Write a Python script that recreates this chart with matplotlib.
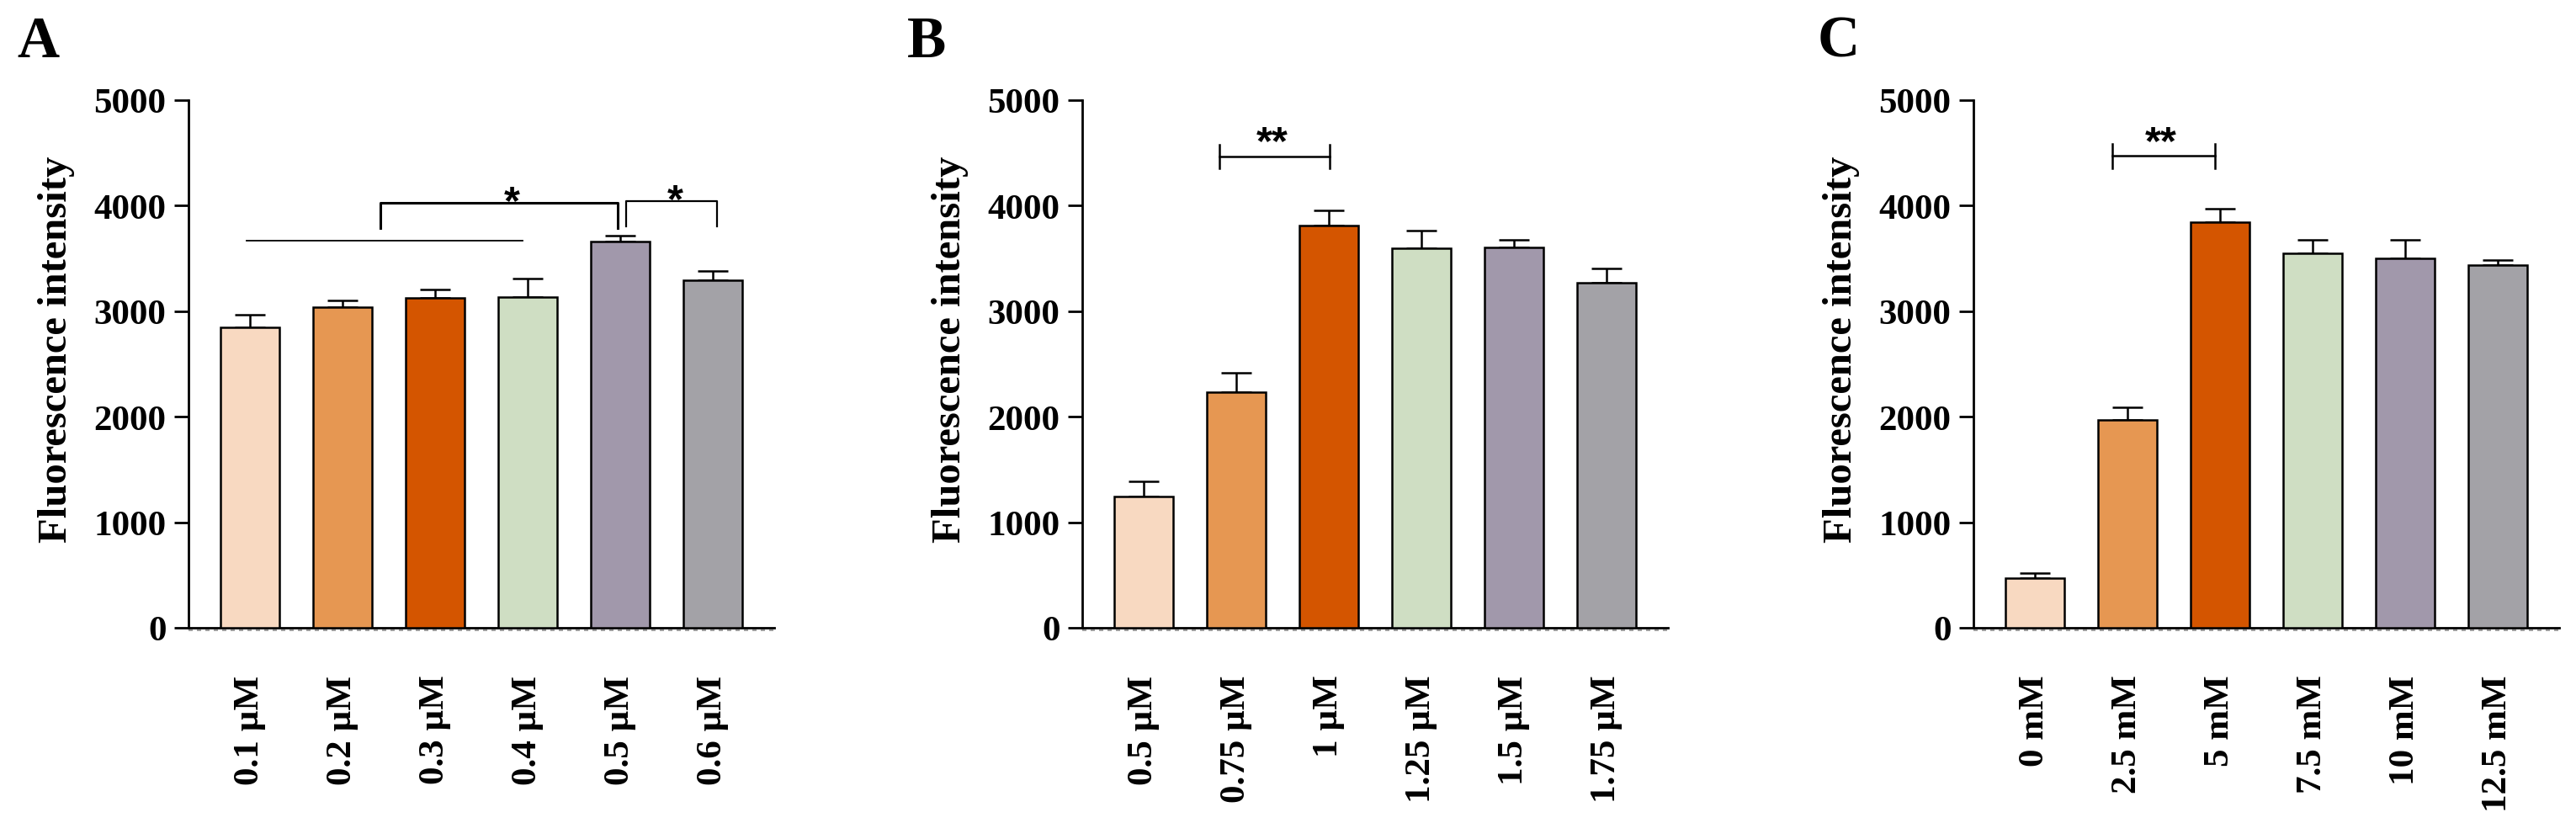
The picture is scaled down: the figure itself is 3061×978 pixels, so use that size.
import matplotlib
matplotlib.use("Agg")
import matplotlib.pyplot as plt
import matplotlib.transforms as mtransforms

plt.rcParams['font.family'] = ['Liberation Serif', 'DejaVu Serif']
plt.rcParams['font.weight'] = 'bold'

# bar colours, same order in all three panels
colors = ["#F8D9C1", "#E69752", "#D45500", "#CFDEC3", "#A198AB", "#A3A2A7"]

labels_a = ["0.1 µM", "0.2 µM", "0.3 µM", "0.4 µM", "0.5 µM", "0.6 µM"]
mean_a = [2850, 3038, 3125, 3135, 3657, 3294]
sd_a = [116, 66, 78, 175, 57, 90]

labels_b = ["0.5 µM", "0.75 µM", "1 µM", "1.25 µM", "1.5 µM", "1.75 µM"]
mean_b = [1244, 2233, 3811, 3595, 3608, 3271]
sd_b = [145, 186, 145, 169, 69, 132]

labels_c = ["0 mM", "2.5 mM", "5 mM", "7.5 mM", "10 mM", "12.5 mM"]
mean_c = [474, 1969, 3845, 3545, 3501, 3435]
sd_c = [47, 117, 130, 133, 174, 53]

W, H = 3061, 979
fig = plt.figure(figsize=(W / 100, H / 100), dpi=100)


def panel(left, letter, letter_x, labels, means, sds):
    ax = fig.add_axes([left / W, 232 / H, 696 / W, 627 / H])
    x = list(range(len(means)))
    ax.bar(x, means, width=0.636, color=colors, edgecolor='black',
           linewidth=1.8, zorder=3)
    ax.errorbar(x, means, yerr=[[0] * len(sds), sds], fmt='none',
                ecolor='black', elinewidth=1.8, capsize=13, capthick=1.8,
                zorder=2)
    ax.set_xlim(-0.664, 5.664)
    ax.set_ylim(0, 5000)
    ax.set_yticks(range(0, 5001, 1000))
    ax.set_xticks(x)
    ax.set_xticklabels(labels, rotation=90)
    for s in ['top', 'right']:
        ax.spines[s].set_visible(False)
    for s in ['left', 'bottom']:
        ax.spines[s].set_linewidth(2)
    ax.tick_params(axis='y', length=12, width=2, pad=7, labelsize=31)
    ax.tick_params(axis='x', length=0, pad=40, labelsize=31)
    # faint dashed baseline just under the x axis
    trans = mtransforms.offset_copy(ax.transData, fig=fig, x=0, y=-3, units='dots')
    ax.plot([-0.664, 5.664], [0, 0], transform=trans, color='#8a8a8a',
            lw=1.2, ls=(0, (3, 3)), clip_on=False, zorder=1)
    fig.text((left - 157) / W, (H - 415) / H, 'Fluorescence intensity',
             rotation=90, ha='center', va='center', fontsize=35)
    fig.text(letter_x / W, (H - 68) / H, letter, ha='left', va='baseline',
             fontsize=50)
    return ax


def star(ax, x, y, s):
    ax.text(x, y, s, ha='center', va='baseline', fontsize=35,
            family=['Liberation Sans', 'DejaVu Sans'], fontweight='bold')


ax = panel(224, 'A', 20, labels_a, mean_a, sd_a)
ax.plot([-0.04, 2.95], [3669, 3669], color='black', lw=1.3, clip_on=False)
ax.plot([1.41, 1.41, 3.97, 3.97], [3785, 4028, 4028, 3785], color='black',
        lw=2.2, clip_on=False)
ax.plot([4.06, 4.06, 5.05, 5.05], [3801, 4041, 4041, 3801], color='black',
        lw=1.6, clip_on=False)
star(ax, 2.83, 3930, '*')
star(ax, 4.59, 3950, '*')

ax = panel(1286, 'B', 1078, labels_b, mean_b, sd_b)
ax.plot([0.82, 2.01], [4466, 4466], color='black', lw=1.8)
ax.plot([0.82, 0.82], [4355, 4576], color='black', lw=1.8)
ax.plot([2.01, 2.01], [4355, 4576], color='black', lw=1.8)
star(ax, 1.39, 4500, '**')

ax = panel(2345, 'C', 2160, labels_c, mean_c, sd_c)
ax.plot([0.836, 1.945], [4473, 4473], color='black', lw=1.8)
ax.plot([0.836, 0.836], [4356, 4583], color='black', lw=1.8)
ax.plot([1.945, 1.945], [4356, 4583], color='black', lw=1.8)
star(ax, 1.36, 4500, '**')

fig.savefig('out.png', dpi=100)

::::::::::

DIRECTIVE: Gather all lines with the string "figure" from the data.

FULL ANSWER:
The picture is scaled down: the figure itself is 3061×978 pixels, so use that size.
fig = plt.figure(figsize=(W / 100, H / 100), dpi=100)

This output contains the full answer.